Common Takeoff Errors

  • Forgetting to deduct openings from wall area. A wall with 20 percent glass has 20 percent less masonry, and missing the deduction overstates the count by the glazing percentage.
  • Mixing up nominal and actual block size. An 8 inch CMU is actually 7 5/8 inches, and the coverage factor uses the nominal face. Get it backwards and the count is off.
  • Missing the bond beams. They sit at the floor lines and the lintel tops, and the bar, the block (low web), and the grout all run as separate lines.
  • Forgetting the flashing. Flashing runs the full width of the wall at every lintel, sill, and the base, and it is more linear feet than people expect.
  • Undercounting wall ties.

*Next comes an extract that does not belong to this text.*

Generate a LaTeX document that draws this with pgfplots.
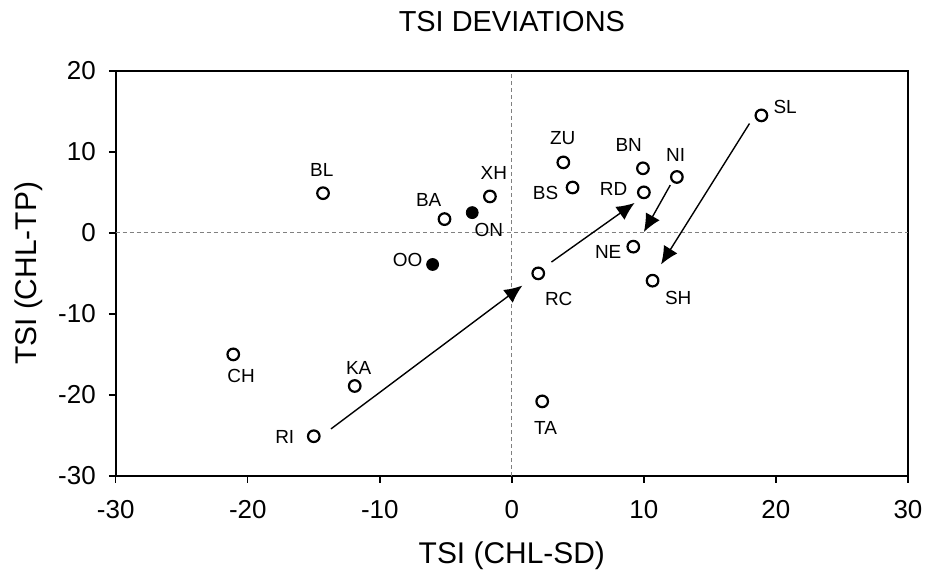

The ties run one per 2 SF of wall area for veneer, and that is a separate line from the unit count.
  • Missing the control joints. They run floor to floor and at every wall change, and missing them leaves the wall without a place to crack.

Putting It Together

A clean masonry takeoff reads off the wall type schedule, measures off the elevations, deducts the openings, and converts to unit count, mortar, reinforcement, and accessories, every line tagged with its wall type and spec division. Do that and your pricing step has what it needs: a quantity sheet your estimator can trust, with the math shown for every number and the waste already applied. The takeoff is not where the money is won or lost in masonry, but a sloppy one will cost you the job before pricing ever starts.